--- Information supplied ---
++++
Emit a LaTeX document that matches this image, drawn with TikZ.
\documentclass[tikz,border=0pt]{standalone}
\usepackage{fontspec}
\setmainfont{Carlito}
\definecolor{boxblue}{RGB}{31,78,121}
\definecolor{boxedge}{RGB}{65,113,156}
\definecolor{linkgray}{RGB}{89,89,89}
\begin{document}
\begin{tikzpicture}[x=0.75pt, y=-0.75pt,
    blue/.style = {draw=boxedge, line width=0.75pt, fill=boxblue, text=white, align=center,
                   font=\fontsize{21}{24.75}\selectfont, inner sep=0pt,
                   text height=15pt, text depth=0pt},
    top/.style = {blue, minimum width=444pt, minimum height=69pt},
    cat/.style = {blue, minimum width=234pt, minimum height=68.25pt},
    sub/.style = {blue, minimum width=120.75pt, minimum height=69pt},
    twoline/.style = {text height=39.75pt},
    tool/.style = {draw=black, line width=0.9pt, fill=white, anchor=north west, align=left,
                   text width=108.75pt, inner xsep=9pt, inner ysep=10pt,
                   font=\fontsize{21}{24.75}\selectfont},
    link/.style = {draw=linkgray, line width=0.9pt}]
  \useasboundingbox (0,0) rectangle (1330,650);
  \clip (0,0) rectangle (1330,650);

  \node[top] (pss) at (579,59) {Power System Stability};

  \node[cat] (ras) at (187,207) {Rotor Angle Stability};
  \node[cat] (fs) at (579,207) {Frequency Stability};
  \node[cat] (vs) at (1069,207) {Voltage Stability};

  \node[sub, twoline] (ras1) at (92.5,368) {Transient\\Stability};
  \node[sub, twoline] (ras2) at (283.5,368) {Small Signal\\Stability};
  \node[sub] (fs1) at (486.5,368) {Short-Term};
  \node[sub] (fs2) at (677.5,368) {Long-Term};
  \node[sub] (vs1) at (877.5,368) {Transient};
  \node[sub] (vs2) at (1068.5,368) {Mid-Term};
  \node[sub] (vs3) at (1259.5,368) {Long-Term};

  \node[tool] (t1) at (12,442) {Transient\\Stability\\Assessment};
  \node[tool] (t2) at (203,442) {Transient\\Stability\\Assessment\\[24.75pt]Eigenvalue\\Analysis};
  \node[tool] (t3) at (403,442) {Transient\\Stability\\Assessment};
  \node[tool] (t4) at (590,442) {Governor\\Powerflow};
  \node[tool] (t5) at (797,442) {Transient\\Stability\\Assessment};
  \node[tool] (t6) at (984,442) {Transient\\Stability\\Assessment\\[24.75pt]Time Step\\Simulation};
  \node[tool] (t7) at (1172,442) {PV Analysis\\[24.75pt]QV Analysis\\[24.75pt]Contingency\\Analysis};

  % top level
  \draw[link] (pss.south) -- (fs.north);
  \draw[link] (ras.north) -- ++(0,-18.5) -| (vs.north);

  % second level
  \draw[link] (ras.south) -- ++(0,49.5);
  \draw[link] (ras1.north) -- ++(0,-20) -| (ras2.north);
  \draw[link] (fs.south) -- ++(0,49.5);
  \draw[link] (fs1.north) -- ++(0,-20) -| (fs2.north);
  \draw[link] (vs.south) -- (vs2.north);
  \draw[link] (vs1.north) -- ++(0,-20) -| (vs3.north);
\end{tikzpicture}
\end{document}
++++
--- Task to carry out ---
Repeat the listing in full, keeping every line exactly as it is.

--- Solution to the exercise ---
Emit a LaTeX document that matches this image, drawn with TikZ.
\documentclass[tikz,border=0pt]{standalone}
\usepackage{fontspec}
\setmainfont{Carlito}
\definecolor{boxblue}{RGB}{31,78,121}
\definecolor{boxedge}{RGB}{65,113,156}
\definecolor{linkgray}{RGB}{89,89,89}
\begin{document}
\begin{tikzpicture}[x=0.75pt, y=-0.75pt,
    blue/.style = {draw=boxedge, line width=0.75pt, fill=boxblue, text=white, align=center,
                   font=\fontsize{21}{24.75}\selectfont, inner sep=0pt,
                   text height=15pt, text depth=0pt},
    top/.style = {blue, minimum width=444pt, minimum height=69pt},
    cat/.style = {blue, minimum width=234pt, minimum height=68.25pt},
    sub/.style = {blue, minimum width=120.75pt, minimum height=69pt},
    twoline/.style = {text height=39.75pt},
    tool/.style = {draw=black, line width=0.9pt, fill=white, anchor=north west, align=left,
                   text width=108.75pt, inner xsep=9pt, inner ysep=10pt,
                   font=\fontsize{21}{24.75}\selectfont},
    link/.style = {draw=linkgray, line width=0.9pt}]
  \useasboundingbox (0,0) rectangle (1330,650);
  \clip (0,0) rectangle (1330,650);

  \node[top] (pss) at (579,59) {Power System Stability};

  \node[cat] (ras) at (187,207) {Rotor Angle Stability};
  \node[cat] (fs) at (579,207) {Frequency Stability};
  \node[cat] (vs) at (1069,207) {Voltage Stability};

  \node[sub, twoline] (ras1) at (92.5,368) {Transient\\Stability};
  \node[sub, twoline] (ras2) at (283.5,368) {Small Signal\\Stability};
  \node[sub] (fs1) at (486.5,368) {Short-Term};
  \node[sub] (fs2) at (677.5,368) {Long-Term};
  \node[sub] (vs1) at (877.5,368) {Transient};
  \node[sub] (vs2) at (1068.5,368) {Mid-Term};
  \node[sub] (vs3) at (1259.5,368) {Long-Term};

  \node[tool] (t1) at (12,442) {Transient\\Stability\\Assessment};
  \node[tool] (t2) at (203,442) {Transient\\Stability\\Assessment\\[24.75pt]Eigenvalue\\Analysis};
  \node[tool] (t3) at (403,442) {Transient\\Stability\\Assessment};
  \node[tool] (t4) at (590,442) {Governor\\Powerflow};
  \node[tool] (t5) at (797,442) {Transient\\Stability\\Assessment};
  \node[tool] (t6) at (984,442) {Transient\\Stability\\Assessment\\[24.75pt]Time Step\\Simulation};
  \node[tool] (t7) at (1172,442) {PV Analysis\\[24.75pt]QV Analysis\\[24.75pt]Contingency\\Analysis};

  % top level
  \draw[link] (pss.south) -- (fs.north);
  \draw[link] (ras.north) -- ++(0,-18.5) -| (vs.north);

  % second level
  \draw[link] (ras.south) -- ++(0,49.5);
  \draw[link] (ras1.north) -- ++(0,-20) -| (ras2.north);
  \draw[link] (fs.south) -- ++(0,49.5);
  \draw[link] (fs1.north) -- ++(0,-20) -| (fs2.north);
  \draw[link] (vs.south) -- (vs2.north);
  \draw[link] (vs1.north) -- ++(0,-20) -| (vs3.north);
\end{tikzpicture}
\end{document}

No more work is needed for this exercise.